┌──
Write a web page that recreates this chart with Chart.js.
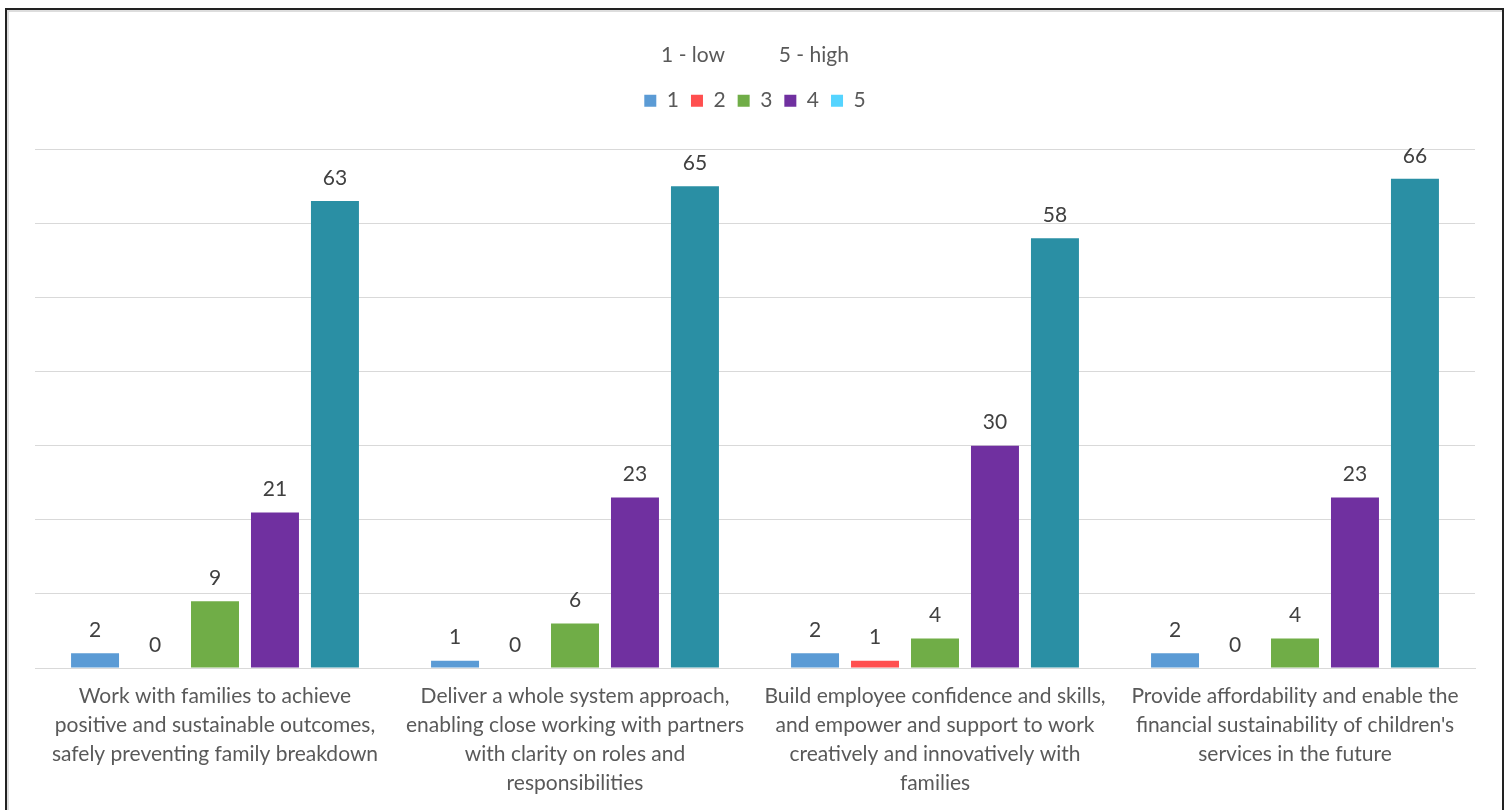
<!DOCTYPE html>
<html>
<head>
<meta charset="utf-8">
<script src="https://cdn.jsdelivr.net/npm/chart.js@4"></script>
<style>
  html, body { margin: 0; padding: 0; background: #fff; }
  #wrap { position: absolute; left: 0; top: 0; width: 1509px; height: 810px; }
  #frame {
    position: absolute; left: 5px; top: 8px; width: 1495px; height: 820px;
    border: 2px solid #222; box-shadow: inset 2px 2px 0 #ddd; pointer-events: none;
  }
</style>
</head>
<body>
<div id="wrap">
  <canvas id="chart" width="1509" height="810"></canvas>
  <div id="frame"></div>
</div>
<script>
var categories = [
  ["Work with families to achieve", "positive and sustainable outcomes,", "safely preventing family breakdown"],
  ["Deliver a whole system approach,", "enabling close working with partners", "with clarity on roles and", "responsibilities"],
  ["Build employee confidence and skills,", "and empower and support to work", "creatively and innovatively with", "families"],
  ["Provide affordability and enable the", "financial sustainability of children's", "services in the future"]
];
var seriesNames = ["1", "2", "3", "4", "5"];
var score1 = [2, 1, 2, 2];
var score2 = [0, 0, 1, 0];
var score3 = [9, 6, 4, 4];
var score4 = [21, 23, 30, 23];
var score5 = [63, 65, 58, 66];

var barColors = ["#5B9BD5", "#FF4F4F", "#70AD47", "#7030A0", "#2A8FA4"];
var keyColors = ["#5B9BD5", "#FF4F4F", "#70AD47", "#7030A0", "#55D4FF"];
var font = "Lato, 'Open Sans', sans-serif";

// value above every bar, zeros included
var valueLabels = {
  id: "valueLabels",
  afterDatasetsDraw: function (chart) {
    var ctx = chart.ctx;
    ctx.save();
    ctx.font = "21px " + font;
    ctx.fillStyle = "#404040";
    ctx.textAlign = "center";
    ctx.textBaseline = "middle";
    chart.data.datasets.forEach(function (ds, i) {
      chart.getDatasetMeta(i).data.forEach(function (bar, j) {
        ctx.fillText(ds.data[j], bar.x, bar.y - 23);
      });
    });
    ctx.restore();
  }
};

// extra room under the legend
var legendGap = {
  id: "legendGap",
  beforeInit: function (chart) {
    var fit = chart.legend.fit;
    chart.legend.fit = function () {
      fit.bind(chart.legend)();
      this.height += 28;
    };
  }
};

var sets = [score1, score2, score3, score4, score5].map(function (d, i) {
  return {
    label: seriesNames[i],
    data: d,
    backgroundColor: barColors[i],
    categoryPercentage: 0.833,
    barPercentage: 0.8
  };
});

var chart = new Chart("chart", {
  type: "bar",
  data: { labels: categories, datasets: sets },
  plugins: [valueLabels, legendGap],
  options: {
    responsive: false,
    animation: false,
    layout: { padding: { top: 45, left: 35, right: 34, bottom: 0 } },
    plugins: {
      tooltip: { enabled: false },
      legend: {
        position: "top",
        title: {
          display: true,
          text: "1 - low          5 - high",
          color: "#595959",
          font: { family: font, size: 21 },
          padding: { top: 0, bottom: 8 }
        },
        labels: {
          color: "#595959",
          font: { family: font, size: 21 },
          boxWidth: 12,
          boxHeight: 12,
          padding: 12,
          generateLabels: function (c) {
            return c.data.datasets.map(function (ds, i) {
              return {
                text: ds.label,
                fillStyle: keyColors[i],
                strokeStyle: keyColors[i],
                lineWidth: 0,
                datasetIndex: i
              };
            });
          }
        }
      }
    },
    scales: {
      x: {
        grid: { display: false, drawTicks: false },
        border: { color: "#D9D9D9" },
        ticks: {
          color: "#595959",
          font: { family: font, size: 21, lineHeight: 1.38 },
          maxRotation: 0,
          autoSkip: false,
          padding: 14
        },
        afterFit: function (scale) {
          scale.height -= 2;
        }
      },
      y: {
        min: 0,
        max: 70,
        ticks: { stepSize: 10, display: false },
        grid: { color: "#D9D9D9", drawTicks: false },
        border: { display: false }
      }
    }
  }
});
</script>
</body>
</html>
└──
Instruction - Except for the pictures, reproduce every line exactly.

The answer -
Write a web page that recreates this chart with Chart.js.
<!DOCTYPE html>
<html>
<head>
<meta charset="utf-8">
<script src="https://cdn.jsdelivr.net/npm/chart.js@4"></script>
<style>
  html, body { margin: 0; padding: 0; background: #fff; }
  #wrap { position: absolute; left: 0; top: 0; width: 1509px; height: 810px; }
  #frame {
    position: absolute; left: 5px; top: 8px; width: 1495px; height: 820px;
    border: 2px solid #222; box-shadow: inset 2px 2px 0 #ddd; pointer-events: none;
  }
</style>
</head>
<body>
<div id="wrap">
  <canvas id="chart" width="1509" height="810"></canvas>
  <div id="frame"></div>
</div>
<script>
var categories = [
  ["Work with families to achieve", "positive and sustainable outcomes,", "safely preventing family breakdown"],
  ["Deliver a whole system approach,", "enabling close working with partners", "with clarity on roles and", "responsibilities"],
  ["Build employee confidence and skills,", "and empower and support to work", "creatively and innovatively with", "families"],
  ["Provide affordability and enable the", "financial sustainability of children's", "services in the future"]
];
var seriesNames = ["1", "2", "3", "4", "5"];
var score1 = [2, 1, 2, 2];
var score2 = [0, 0, 1, 0];
var score3 = [9, 6, 4, 4];
var score4 = [21, 23, 30, 23];
var score5 = [63, 65, 58, 66];

var barColors = ["#5B9BD5", "#FF4F4F", "#70AD47", "#7030A0", "#2A8FA4"];
var keyColors = ["#5B9BD5", "#FF4F4F", "#70AD47", "#7030A0", "#55D4FF"];
var font = "Lato, 'Open Sans', sans-serif";

// value above every bar, zeros included
var valueLabels = {
  id: "valueLabels",
  afterDatasetsDraw: function (chart) {
    var ctx = chart.ctx;
    ctx.save();
    ctx.font = "21px " + font;
    ctx.fillStyle = "#404040";
    ctx.textAlign = "center";
    ctx.textBaseline = "middle";
    chart.data.datasets.forEach(function (ds, i) {
      chart.getDatasetMeta(i).data.forEach(function (bar, j) {
        ctx.fillText(ds.data[j], bar.x, bar.y - 23);
      });
    });
    ctx.restore();
  }
};

// extra room under the legend
var legendGap = {
  id: "legendGap",
  beforeInit: function (chart) {
    var fit = chart.legend.fit;
    chart.legend.fit = function () {
      fit.bind(chart.legend)();
      this.height += 28;
    };
  }
};

var sets = [score1, score2, score3, score4, score5].map(function (d, i) {
  return {
    label: seriesNames[i],
    data: d,
    backgroundColor: barColors[i],
    categoryPercentage: 0.833,
    barPercentage: 0.8
  };
});

var chart = new Chart("chart", {
  type: "bar",
  data: { labels: categories, datasets: sets },
  plugins: [valueLabels, legendGap],
  options: {
    responsive: false,
    animation: false,
    layout: { padding: { top: 45, left: 35, right: 34, bottom: 0 } },
    plugins: {
      tooltip: { enabled: false },
      legend: {
        position: "top",
        title: {
          display: true,
          text: "1 - low          5 - high",
          color: "#595959",
          font: { family: font, size: 21 },
          padding: { top: 0, bottom: 8 }
        },
        labels: {
          color: "#595959",
          font: { family: font, size: 21 },
          boxWidth: 12,
          boxHeight: 12,
          padding: 12,
          generateLabels: function (c) {
            return c.data.datasets.map(function (ds, i) {
              return {
                text: ds.label,
                fillStyle: keyColors[i],
                strokeStyle: keyColors[i],
                lineWidth: 0,
                datasetIndex: i
              };
            });
          }
        }
      }
    },
    scales: {
      x: {
        grid: { display: false, drawTicks: false },
        border: { color: "#D9D9D9" },
        ticks: {
          color: "#595959",
          font: { family: font, size: 21, lineHeight: 1.38 },
          maxRotation: 0,
          autoSkip: false,
          padding: 14
        },
        afterFit: function (scale) {
          scale.height -= 2;
        }
      },
      y: {
        min: 0,
        max: 70,
        ticks: { stepSize: 10, display: false },
        grid: { color: "#D9D9D9", drawTicks: false },
        border: { display: false }
      }
    }
  }
});
</script>
</body>
</html>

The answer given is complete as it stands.